Dr. Mueller book launch
David Bahsen (right) probed Mueller on the moral dimensions of his argument. He asked, “From a Christian standpoint, do we view greater home ownership as a good that ought to be pursued at all from a public policy standpoint?”

The ensuing conversation with David Bahnsen touched more on the moral dimensions of the financial crisis. Bahnsen asked, “From a Christian standpoint, do we view greater home ownership as a good that ought to be pursued at all from a public policy standpoint?”

According to Mueller, lowering lending standards in order to make home ownership accessible to more people does more harm than good, since a shift in the market can make it impossible for the borrower to continue making mortgage payments. “The best approach is encourage people to engage in productive activity and remove the obstacles to employment, to building low-cost apartments, to building houses.”
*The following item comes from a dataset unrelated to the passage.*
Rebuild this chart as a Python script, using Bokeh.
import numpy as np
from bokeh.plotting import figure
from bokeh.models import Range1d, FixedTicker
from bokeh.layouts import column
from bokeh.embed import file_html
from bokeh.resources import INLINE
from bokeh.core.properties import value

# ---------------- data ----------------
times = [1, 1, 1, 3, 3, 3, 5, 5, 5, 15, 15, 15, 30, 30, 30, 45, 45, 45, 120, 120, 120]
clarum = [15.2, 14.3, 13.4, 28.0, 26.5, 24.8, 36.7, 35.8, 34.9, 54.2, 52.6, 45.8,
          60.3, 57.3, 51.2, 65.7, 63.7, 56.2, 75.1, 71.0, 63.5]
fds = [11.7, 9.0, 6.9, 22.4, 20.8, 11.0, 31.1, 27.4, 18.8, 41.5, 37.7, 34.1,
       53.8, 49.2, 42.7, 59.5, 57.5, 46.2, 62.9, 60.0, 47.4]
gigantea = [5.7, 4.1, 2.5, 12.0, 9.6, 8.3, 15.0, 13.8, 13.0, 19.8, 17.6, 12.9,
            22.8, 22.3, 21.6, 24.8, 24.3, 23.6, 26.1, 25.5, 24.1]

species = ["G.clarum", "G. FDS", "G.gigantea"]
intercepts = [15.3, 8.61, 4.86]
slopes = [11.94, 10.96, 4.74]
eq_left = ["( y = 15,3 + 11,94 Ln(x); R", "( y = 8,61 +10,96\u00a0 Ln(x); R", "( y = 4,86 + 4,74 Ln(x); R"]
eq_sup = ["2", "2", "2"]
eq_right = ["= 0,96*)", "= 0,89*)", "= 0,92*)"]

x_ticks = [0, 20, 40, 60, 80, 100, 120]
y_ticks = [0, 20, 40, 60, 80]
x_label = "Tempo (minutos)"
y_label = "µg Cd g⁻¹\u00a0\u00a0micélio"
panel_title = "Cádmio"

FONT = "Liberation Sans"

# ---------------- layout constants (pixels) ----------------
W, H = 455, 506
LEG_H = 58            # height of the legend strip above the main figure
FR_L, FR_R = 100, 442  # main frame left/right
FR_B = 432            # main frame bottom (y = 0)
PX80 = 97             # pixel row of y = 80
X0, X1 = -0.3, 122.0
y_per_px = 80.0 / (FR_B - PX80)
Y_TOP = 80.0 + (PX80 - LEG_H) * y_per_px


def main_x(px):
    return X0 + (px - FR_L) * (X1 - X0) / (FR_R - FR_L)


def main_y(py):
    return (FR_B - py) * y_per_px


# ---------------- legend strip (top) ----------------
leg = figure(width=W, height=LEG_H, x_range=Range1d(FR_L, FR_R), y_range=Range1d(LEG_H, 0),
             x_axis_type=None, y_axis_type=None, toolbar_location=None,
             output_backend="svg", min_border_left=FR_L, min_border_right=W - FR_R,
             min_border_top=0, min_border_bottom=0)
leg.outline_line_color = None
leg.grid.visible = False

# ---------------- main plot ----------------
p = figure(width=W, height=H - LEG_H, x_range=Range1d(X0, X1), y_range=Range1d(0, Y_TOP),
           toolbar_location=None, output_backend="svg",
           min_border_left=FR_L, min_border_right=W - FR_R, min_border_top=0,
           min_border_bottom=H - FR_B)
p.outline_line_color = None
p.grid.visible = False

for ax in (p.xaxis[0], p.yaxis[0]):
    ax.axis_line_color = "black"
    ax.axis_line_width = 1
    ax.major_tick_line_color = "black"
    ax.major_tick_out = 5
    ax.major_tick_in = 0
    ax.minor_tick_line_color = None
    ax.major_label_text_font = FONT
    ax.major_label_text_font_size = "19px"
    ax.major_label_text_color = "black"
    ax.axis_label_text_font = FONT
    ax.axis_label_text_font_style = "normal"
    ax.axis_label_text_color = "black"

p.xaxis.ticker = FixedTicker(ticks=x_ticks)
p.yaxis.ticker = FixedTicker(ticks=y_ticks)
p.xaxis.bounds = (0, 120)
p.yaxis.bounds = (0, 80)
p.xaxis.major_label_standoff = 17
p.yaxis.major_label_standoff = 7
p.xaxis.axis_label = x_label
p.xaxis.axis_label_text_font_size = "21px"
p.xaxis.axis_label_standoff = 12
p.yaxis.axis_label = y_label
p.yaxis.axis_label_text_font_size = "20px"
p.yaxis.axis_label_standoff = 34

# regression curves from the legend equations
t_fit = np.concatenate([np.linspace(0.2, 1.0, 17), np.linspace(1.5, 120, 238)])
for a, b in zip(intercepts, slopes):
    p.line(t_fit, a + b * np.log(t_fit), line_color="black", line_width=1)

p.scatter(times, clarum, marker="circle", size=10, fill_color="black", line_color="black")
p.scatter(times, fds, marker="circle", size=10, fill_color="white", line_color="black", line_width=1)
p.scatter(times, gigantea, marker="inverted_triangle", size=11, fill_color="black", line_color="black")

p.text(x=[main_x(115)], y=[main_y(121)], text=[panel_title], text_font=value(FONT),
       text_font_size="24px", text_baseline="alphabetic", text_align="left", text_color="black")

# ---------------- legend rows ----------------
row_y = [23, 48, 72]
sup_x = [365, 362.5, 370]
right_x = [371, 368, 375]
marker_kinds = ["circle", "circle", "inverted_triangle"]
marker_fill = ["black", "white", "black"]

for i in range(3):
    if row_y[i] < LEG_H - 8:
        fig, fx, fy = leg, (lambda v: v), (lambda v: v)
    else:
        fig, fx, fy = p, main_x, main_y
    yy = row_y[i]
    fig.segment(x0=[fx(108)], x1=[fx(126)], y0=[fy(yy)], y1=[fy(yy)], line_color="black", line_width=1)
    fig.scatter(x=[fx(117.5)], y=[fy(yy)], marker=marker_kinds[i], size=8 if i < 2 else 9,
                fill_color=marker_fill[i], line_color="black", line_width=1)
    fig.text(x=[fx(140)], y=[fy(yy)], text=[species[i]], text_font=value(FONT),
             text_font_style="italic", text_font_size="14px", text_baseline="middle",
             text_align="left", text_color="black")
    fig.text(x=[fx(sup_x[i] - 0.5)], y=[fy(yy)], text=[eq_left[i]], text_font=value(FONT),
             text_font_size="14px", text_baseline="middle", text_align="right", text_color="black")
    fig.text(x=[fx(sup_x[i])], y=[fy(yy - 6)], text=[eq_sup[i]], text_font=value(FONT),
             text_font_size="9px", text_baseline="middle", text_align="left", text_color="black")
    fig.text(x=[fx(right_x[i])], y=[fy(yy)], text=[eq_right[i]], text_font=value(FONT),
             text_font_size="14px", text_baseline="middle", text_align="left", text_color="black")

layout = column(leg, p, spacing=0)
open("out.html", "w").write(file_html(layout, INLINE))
During the audience Q&A, Fritz Scibbe (Humanities ’21) asked if national student loan debt could ever take on the scale of the housing bubble. For Mueller, student loans carry a lower risk of affecting the whole financial system. “If there was a debt forgiveness program that suddenly affected 20 percent of those with student loans, that could cause a similar kind of shock to the market, but, overall, the risk is lower,” Mueller said. While housing is tied to a real asset with structural connections to other industries like construction, student loan debt refers to a past educational experience, making it more isolated.
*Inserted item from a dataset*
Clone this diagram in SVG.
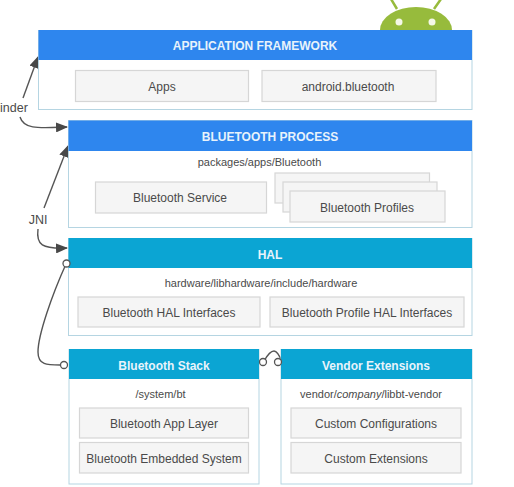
<svg xmlns="http://www.w3.org/2000/svg" width="514" height="487" viewBox="0 0 514 487">
<style>
text{font-family:"Liberation Sans",Arial,sans-serif;font-size:12px;fill:#4a4a4a;text-anchor:middle}
.t{font-weight:bold;fill:#e8f3fb}
.s{font-size:11px}
.b{fill:#fff;stroke:#b5d5e2;stroke-width:1}
.blue{fill:#2e86ee}
.teal{fill:#0ba5d3}
.i{fill:#f5f5f5;stroke:#d6d6d6;stroke-width:1.2}
.c{fill:none;stroke:#555;stroke-width:1.4}
.o{fill:#fff;stroke:#555;stroke-width:1.3}
.l{font-size:12.5px}
</style>
<defs><marker id="a" markerWidth="12" markerHeight="10" refX="11" refY="5" orient="auto" markerUnits="userSpaceOnUse"><path d="M0 0L12 5L0 10Z" fill="#484848"/></marker></defs>
<g id="android">
<path d="M380 30A36 23 0 0 1 452 30Z" fill="#97bb3c"/>
<path d="M397 9L391 -1M434 9L441 -1" stroke="#97bb3c" stroke-width="2.5" fill="none"/>
<circle cx="399" cy="22" r="3.5" fill="#f4f8e8"/><circle cx="432" cy="22" r="3.5" fill="#f4f8e8"/>
</g>
<g id="connectors">
<path class="c" d="M23 98L38 57" marker-end="url(#a)"/>
<path class="c" d="M20 117C24 130 40 128 67 127" marker-end="url(#a)"/>
<path class="c" d="M44 208L68 146" marker-end="url(#a)"/>
<path class="c" d="M38 229C36 245 42 249 67 248" marker-end="url(#a)"/>
<path class="c" d="M66 264C52 295 38 335 38 352C38 366 48 365 64 365"/>
<path class="c" d="M264 361C268 354 271 351 274 351C277 351 279 354 282 362"/>
</g>
<g id="binder-label"><text x="14" y="112" class="l">inder</text></g>
<g id="jni-label"><text x="38" y="224" class="l">JNI</text></g>
<g id="application-framework">
<rect class="b" x="38.5" y="30.5" width="433.5" height="79"/><rect class="blue" x="38.5" y="30" width="433.5" height="30"/>
<text class="t" x="255" y="50">APPLICATION FRAMEWORK</text>
<rect class="i" x="75.5" y="70.5" width="173" height="31"/><text x="162" y="91">Apps</text>
<rect class="i" x="262" y="70.5" width="174" height="31"/><text x="348" y="91">android.bluetooth</text>
</g>
<g id="bluetooth-process">
<rect class="b" x="68.5" y="120.5" width="403.5" height="107"/><rect class="blue" x="68.5" y="120.5" width="403.5" height="30.5"/>
<text class="t" x="270" y="141">BLUETOOTH PROCESS</text>
<text class="s" x="259.500" y="166">packages/apps/Bluetooth</text>
<rect class="i" x="95.5" y="182" width="171" height="31"/><text x="180" y="202">Bluetooth Service</text>
<rect class="i" x="275" y="173" width="154.500" height="30"/><rect class="i" x="283" y="182" width="154" height="30"/><rect class="i" x="290" y="191" width="155" height="31"/>
<text x="367" y="212">Bluetooth Profiles</text>
</g>
<g id="hal">
<rect class="b" x="68.500" y="238.500" width="403.500" height="97"/><rect class="teal" x="68.500" y="238" width="403.500" height="30"/>
<text class="t" x="270" y="259">HAL</text>
<text class="s" x="261" y="287">hardware/libhardware/include/hardware</text>
<rect class="i" x="78" y="297" width="182" height="30"/><text x="169" y="317">Bluetooth HAL Interfaces</text>
<rect class="i" x="270" y="297" width="194" height="30"/><text x="367" y="317">Bluetooth Profile HAL Interfaces</text>
</g>
<g id="bluetooth-stack">
<rect class="b" x="69" y="349.500" width="190" height="134.500"/><rect class="teal" x="69" y="349" width="190" height="30"/>
<text class="t" x="164" y="370">Bluetooth Stack</text>
<text class="s" x="160.500" y="398">/system/bt</text>
<rect class="i" x="79.500" y="408" width="169" height="30"/><text x="164" y="428">Bluetooth App Layer</text>
<rect class="i" x="79.500" y="442.500" width="169" height="30.500"/><text x="164" y="463">Bluetooth Embedded System</text>
</g>
<g id="vendor-extensions">
<rect class="b" x="281" y="349.500" width="191" height="134.500"/><rect class="teal" x="281" y="349" width="191" height="30"/>
<text class="t" x="376" y="370">Vendor Extensions</text>
<text class="s" x="371" y="398">vendor/<tspan font-style="italic">company</tspan>/libbt-vendor</text>
<rect class="i" x="291" y="408" width="170" height="30"/><text x="376" y="428">Custom Configurations</text>
<rect class="i" x="291" y="442.500" width="170" height="30.500"/><text x="376" y="463">Custom Extensions</text>
</g>
<g id="endpoints">
<circle class="o" cx="66.500" cy="263.500" r="3.500"/><circle class="o" cx="64" cy="365" r="3.500"/>
<circle class="o" cx="263" cy="362" r="3.500"/><circle class="o" cx="278" cy="362" r="3.500"/>
</g>
</svg>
Dr. David Tubbs asked about the history of housing bubbles, and Mueller said that the closest thing to the 2008 bubble was in the early 1990s, though there have been regional trends caused by the movements of large companies. Essentially, for a bubble to form, interest rates and borrowing need to be distorted from reality.

“Much of what we see in the housing market hasn’t been true historically,” Mueller concluded. “I challenge the story that deregulation got us into this mess because a lot of people don’t realize how many regulations and subsidies actually contributed to the problems they are trying to address.”